In research published in the journal National Science Review, scientists employed advanced supercomputing models to simulate the planet’s tectonic evolution. Their findings suggest that in the next 200 to 300 million years, the Pacific Ocean will close entirely, bringing together the Americas, Asia, and Australia into a single massive landmass dubbed “Amasia.”

Earth’s continents have repeatedly converged into supercontinents every 600 million years in a cycle known as the supercontinent cycle. New models show that Amasia will likely form not by the closure of the Atlantic or Indian Oceans, but by the Pacific closing a theory that challenges some earlier scientific predictions.

The Pacific Ocean, remnants of the 700-million-year-old Panthalassa superocean, has been shrinking steadily since the time of the dinosaurs. The current rate of closure, driven by subduction zones where tectonic plates dive beneath one another, suggests that the basin will vanish completely within a few hundred million years.
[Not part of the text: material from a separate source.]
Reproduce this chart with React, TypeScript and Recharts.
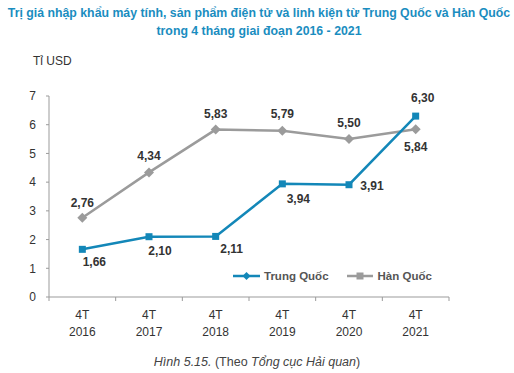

Australia will play a key role in this planetary reorganization. It is expected to drift northward, collide with Southeast Asia, and eventually become the geological bridge that connects Asia with the Americas.

This shift won’t happen overnight. Plate tectonics operate over immense timescales moving continents just a few centimeters per year. But the long-term trajectory is clear: as the Pacific Ocean retreats, the birth of Amasia could usher in a new chapter of Earth’s geologic history.
Understanding Earth’s tectonic future helps us grasp the underlying forces shaping planetary dynamics, climate evolution, sea levels, and even patterns of biodiversity over deep time.

The shrinking Pacific marks not just the end of an ocean, but the prelude to the next act in Earth’s billion-year geological play.